-------- Information shown --------

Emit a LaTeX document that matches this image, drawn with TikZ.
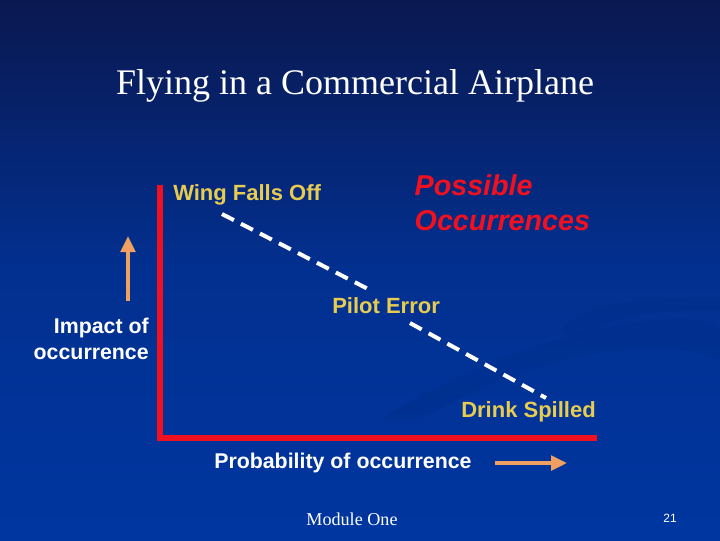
\documentclass[tikz,border=0pt]{standalone}
\usepackage{fontspec}
\setmainfont{Liberation Serif}
\newfontfamily\arial{Liberation Sans}
\usetikzlibrary{arrows.meta}
\definecolor{bgtop}{HTML}{0A1850}
\definecolor{bgbot}{HTML}{0036A0}
\definecolor{lbl}{HTML}{E8CC50}
\definecolor{axred}{HTML}{F01020}
\definecolor{arrorange}{HTML}{F0A060}
\tikzset{
 lab/.style={font=\arial\bfseries\fontsize{16.5}{19}\selectfont, text=lbl, inner sep=0pt},
 wlab/.style={font=\arial\bfseries\fontsize{16}{19.5}\selectfont, text=white, inner sep=0pt, align=right},
 dash line/.style={white, line width=3pt, dash pattern=on 10pt off 6pt},
 oarrow/.style={arrorange, line width=2.6pt, -{Triangle[length=12pt,width=11pt]}},
}
\begin{document}
\begin{tikzpicture}[x=0.75pt,y=-0.75pt]
\shade[top color=bgtop, bottom color=bgbot, middle color=bgbot!80!bgtop] (0,0) rectangle (720,540);
\useasboundingbox (0,0) rectangle (720,540);
\fill[bgbot!85!black, opacity=0.35] (380,420) .. controls (520,330) and (700,300) .. (720,330) -- (720,360) .. controls (650,330) and (520,360) .. (420,420) -- cycle;
\fill[bgbot!85!black, opacity=0.35] (560,330) .. controls (600,290) and (690,300) .. (720,300) -- (720,310) .. controls (680,310) and (610,310) .. (580,340) -- cycle;
\node[font=\fontsize{27}{31}\selectfont, text=white] (title) at (355,86) {Flying in a Commercial Airplane};
\node[font=\arial\bfseries\itshape\fontsize{21.5}{26}\selectfont, text=axred, align=left, anchor=west] (poss) at (410,203) {Possible\\Occurrences};
\node[lab, anchor=west] (wing) at (173,195) {Wing Falls Off};
\node[lab, anchor=west] (pilot) at (332,306) {Pilot Error};
\node[lab, anchor=east] (drink) at (596,412) {Drink Spilled};
\node[wlab, anchor=east] (impact) at (149,339) {Impact of\\occurrence};
\node[wlab, anchor=west] (prob) at (214,463) {Probability of occurrence};
\node[font=\fontsize{13.6}{16}\selectfont, text=white] (mod) at (352,519) {Module One};
\node[font=\arial\fontsize{9}{11}\selectfont, text=white] (num) at (670,518) {21};
\coordinate (d1) at (222,214);
\coordinate (d2) at (370,290);
\coordinate (d3) at (410,323);
\coordinate (d4) at (546,398);
\draw[dash line] (d1) -- (d2);
\draw[dash line] (d3) -- (d4);
\coordinate (ytop) at (160,185);
\coordinate (orig) at (160,438);
\coordinate (xend) at (597,438);
\draw[axred, line width=4.5pt] (ytop) -- (orig) -- (xend);
\coordinate (ua) at (128,301);
\coordinate (ub) at (128,236);
\draw[oarrow] (ua) -- (ub);
\coordinate (ra) at (495,463);
\coordinate (rb) at (567,463);
\draw[oarrow] (ra) -- (rb);
\end{tikzpicture}
\end{document}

--------

Task :: Repeat the material above word for word, please, apart from its images.

Solution for this task ::
Emit a LaTeX document that matches this image, drawn with TikZ.
\documentclass[tikz,border=0pt]{standalone}
\usepackage{fontspec}
\setmainfont{Liberation Serif}
\newfontfamily\arial{Liberation Sans}
\usetikzlibrary{arrows.meta}
\definecolor{bgtop}{HTML}{0A1850}
\definecolor{bgbot}{HTML}{0036A0}
\definecolor{lbl}{HTML}{E8CC50}
\definecolor{axred}{HTML}{F01020}
\definecolor{arrorange}{HTML}{F0A060}
\tikzset{
 lab/.style={font=\arial\bfseries\fontsize{16.5}{19}\selectfont, text=lbl, inner sep=0pt},
 wlab/.style={font=\arial\bfseries\fontsize{16}{19.5}\selectfont, text=white, inner sep=0pt, align=right},
 dash line/.style={white, line width=3pt, dash pattern=on 10pt off 6pt},
 oarrow/.style={arrorange, line width=2.6pt, -{Triangle[length=12pt,width=11pt]}},
}
\begin{document}
\begin{tikzpicture}[x=0.75pt,y=-0.75pt]
\shade[top color=bgtop, bottom color=bgbot, middle color=bgbot!80!bgtop] (0,0) rectangle (720,540);
\useasboundingbox (0,0) rectangle (720,540);
\fill[bgbot!85!black, opacity=0.35] (380,420) .. controls (520,330) and (700,300) .. (720,330) -- (720,360) .. controls (650,330) and (520,360) .. (420,420) -- cycle;
\fill[bgbot!85!black, opacity=0.35] (560,330) .. controls (600,290) and (690,300) .. (720,300) -- (720,310) .. controls (680,310) and (610,310) .. (580,340) -- cycle;
\node[font=\fontsize{27}{31}\selectfont, text=white] (title) at (355,86) {Flying in a Commercial Airplane};
\node[font=\arial\bfseries\itshape\fontsize{21.5}{26}\selectfont, text=axred, align=left, anchor=west] (poss) at (410,203) {Possible\\Occurrences};
\node[lab, anchor=west] (wing) at (173,195) {Wing Falls Off};
\node[lab, anchor=west] (pilot) at (332,306) {Pilot Error};
\node[lab, anchor=east] (drink) at (596,412) {Drink Spilled};
\node[wlab, anchor=east] (impact) at (149,339) {Impact of\\occurrence};
\node[wlab, anchor=west] (prob) at (214,463) {Probability of occurrence};
\node[font=\fontsize{13.6}{16}\selectfont, text=white] (mod) at (352,519) {Module One};
\node[font=\arial\fontsize{9}{11}\selectfont, text=white] (num) at (670,518) {21};
\coordinate (d1) at (222,214);
\coordinate (d2) at (370,290);
\coordinate (d3) at (410,323);
\coordinate (d4) at (546,398);
\draw[dash line] (d1) -- (d2);
\draw[dash line] (d3) -- (d4);
\coordinate (ytop) at (160,185);
\coordinate (orig) at (160,438);
\coordinate (xend) at (597,438);
\draw[axred, line width=4.5pt] (ytop) -- (orig) -- (xend);
\coordinate (ua) at (128,301);
\coordinate (ub) at (128,236);
\draw[oarrow] (ua) -- (ub);
\coordinate (ra) at (495,463);
\coordinate (rb) at (567,463);
\draw[oarrow] (ra) -- (rb);
\end{tikzpicture}
\end{document}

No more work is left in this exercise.